ACLs override the default permissions system when they come into effect and so you need to have good knowledge of how Linux permissions work. In particular you need to ensure your user has x (execute) as well as r (read) permissions specified in ACLs for directories in order to be able to traverse directories, otherwise you will keep getting permissions issues. It took me a bit of work to get the ACLs set up but once they are done properly, the advantage is that inheritable permissions are possible, so for my backups, the backup user will have automatic rights to new files and folders that are created in future. In fact for any computer the way to make it happen is to set a default ACL on /home that gives the backup user rx permissions on everything below in future.

With the ACLs properly set the test backup was able to access all the files it needed to and complete the backup. Since I knew there were roughly 114,000 items waiting for backup, it was interesting to watch rsync at work discovering new files (a big increase from the roughly 7000 it had access to the first time). 

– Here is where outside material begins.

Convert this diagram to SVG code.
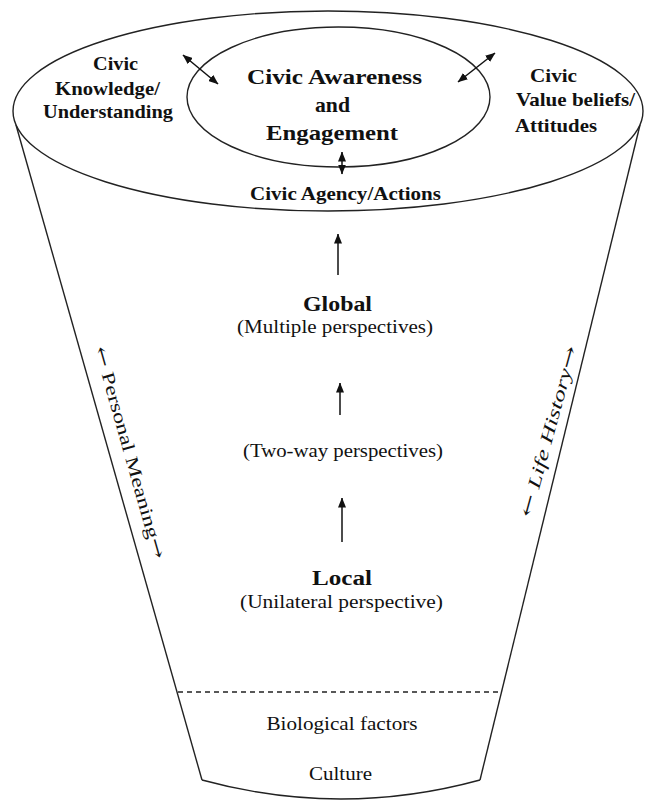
<svg xmlns="http://www.w3.org/2000/svg" width="645" height="801" viewBox="0 0 645 801">
<style>
.ln{fill:none;stroke:#222;stroke-width:1.4}
.b{font-family:"Liberation Serif","Times New Roman",serif;font-weight:bold;fill:#111;text-anchor:middle}
.r{font-family:"Liberation Serif","Times New Roman",serif;fill:#111;text-anchor:middle}
.s{font-family:"Liberation Serif","Times New Roman",serif;font-weight:bold;fill:#111;text-anchor:start}
.ar{fill:none;stroke:#111;stroke-width:1.5}
.arw{font-family:"DejaVu Serif","Liberation Serif",serif;font-size:19px}
</style>
<defs>
<marker id="ah" viewBox="0 0 10 8" refX="9.5" refY="4" markerWidth="10" markerHeight="8" markerUnits="userSpaceOnUse" orient="auto-start-reverse">
<path d="M0,0 L10,4 L0,8 z" fill="#111"/>
</marker>
</defs>
<rect width="645" height="801" fill="#fff"/>
<g id="funnel">
<path class="ln" d="M16,125 L202,780"/>
<path class="ln" d="M640,125 L480,780"/>
<path class="ln" d="M202,780 Q341,818 480,780"/>
<path class="ln" d="M178,692 L502,692" stroke-dasharray="5,4"/>
</g>
<g id="outer-ellipse">
<ellipse class="ln" cx="328" cy="111" rx="315" ry="100"/>
</g>
<g id="inner-ellipse">
<ellipse class="ln" cx="338.5" cy="97" rx="151.5" ry="70"/>
<text class="b" font-size="21" x="334.5" y="84" textLength="175" lengthAdjust="spacingAndGlyphs">Civic Awareness</text>
<text class="b" font-size="21" x="332.5" y="112" textLength="35" lengthAdjust="spacingAndGlyphs">and</text>
<text class="b" font-size="21" x="332" y="140" textLength="132" lengthAdjust="spacingAndGlyphs">Engagement</text>
</g>
<g id="knowledge">
<text class="b" font-size="19" x="115.5" y="70" textLength="45" lengthAdjust="spacingAndGlyphs">Civic</text>
<text class="b" font-size="19" x="107.5" y="95" textLength="105" lengthAdjust="spacingAndGlyphs">Knowledge/</text>
<text class="b" font-size="19" x="108" y="118" textLength="130" lengthAdjust="spacingAndGlyphs">Understanding</text>
</g>
<g id="values">
<text class="s" font-size="19" x="530" y="82" textLength="47" lengthAdjust="spacingAndGlyphs">Civic</text>
<text class="s" font-size="19" x="516" y="106" textLength="119" lengthAdjust="spacingAndGlyphs">Value beliefs/</text>
<text class="s" font-size="19" x="515" y="132" textLength="82" lengthAdjust="spacingAndGlyphs">Attitudes</text>
</g>
<g id="agency">
<text class="b" font-size="18" x="345.5" y="200" textLength="191" lengthAdjust="spacingAndGlyphs">Civic Agency/Actions</text>
</g>
<g id="global">
<text class="b" font-size="20" x="337.5" y="311" textLength="69" lengthAdjust="spacingAndGlyphs">Global</text>
<text class="r" font-size="18" x="335" y="333" textLength="196" lengthAdjust="spacingAndGlyphs">(Multiple perspectives)</text>
</g>
<g id="two-way">
<text class="r" font-size="18" x="343" y="457" textLength="200" lengthAdjust="spacingAndGlyphs">(Two-way perspectives)</text>
</g>
<g id="local">
<text class="b" font-size="20" x="342" y="585" textLength="60" lengthAdjust="spacingAndGlyphs">Local</text>
<text class="r" font-size="18" x="341.5" y="608" textLength="203" lengthAdjust="spacingAndGlyphs">(Unilateral perspective)</text>
</g>
<g id="biological">
<text class="r" font-size="18" x="342" y="730" textLength="151" lengthAdjust="spacingAndGlyphs">Biological factors</text>
</g>
<g id="culture">
<text class="r" font-size="18" x="340.5" y="780" textLength="63" lengthAdjust="spacingAndGlyphs">Culture</text>
</g>
<g id="personal-meaning">
<text class="r" font-size="18" x="124" y="454" transform="rotate(74.2 124 454)" textLength="220" lengthAdjust="spacingAndGlyphs"><tspan class="arw">←</tspan> Personal Meaning<tspan class="arw">→</tspan></text>
</g>
<g id="life-history">
<text class="r" font-size="18" x="554.5" y="433" transform="rotate(-74.7 554.5 433)" textLength="176" lengthAdjust="spacingAndGlyphs"><tspan class="arw">←</tspan> <tspan font-style="italic">Life History</tspan><tspan class="arw">→</tspan></text>
</g>
<g id="connectors">
<line class="ar" x1="183" y1="55" x2="218" y2="84" marker-start="url(#ah)" marker-end="url(#ah)"/>
<line class="ar" x1="495" y1="53" x2="458" y2="82" marker-start="url(#ah)" marker-end="url(#ah)"/>
<line class="ar" x1="342" y1="152" x2="342" y2="174" marker-start="url(#ah)" marker-end="url(#ah)"/>
<line class="ar" x1="338" y1="275" x2="338" y2="234" marker-end="url(#ah)"/>
<line class="ar" x1="340" y1="415" x2="340" y2="383" marker-end="url(#ah)"/>
<line class="ar" x1="342" y1="542" x2="342" y2="498" marker-end="url(#ah)"/>
</g>
</svg>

The means of doing the incrementals is still being worked out as it is not as straightforward as I had hoped. The log file is not consistent in its format (at least not so far) that would make it easy to determine which files successfully transferred. The option I am tending towards would probably consist of getting a list of files that have changed since the last backup, then getting rsync to copy one at a time, looking at the result code that it returns, and if there is no error then writing an extended attribute of the source file to indicate a successful backup result. The extended attributes will probably be backup.full = <date> and backup.incr = <date> and these two extended attributes will be written by the appropriate backup script. A full backup simply updates the attribute at backup completion without checking it. Whereas for an incremental, we compare the last modified date in the file with the date stored (backup.incr if set, otherwise backup.full) and do the backup if the file has been modified since the last backup date. So I expect to start more testing reasonably soon with developing scripts to perform these tasks.

But so far as the full backups go, it's doing pretty good. I have just set up another full backup and it's working very well. The second time setting it all up was so much smoother. It also looks like ZFS disk compression works very well and has achieved some useful saving but I will check out exactly what sort of improvement I am getting on these disks.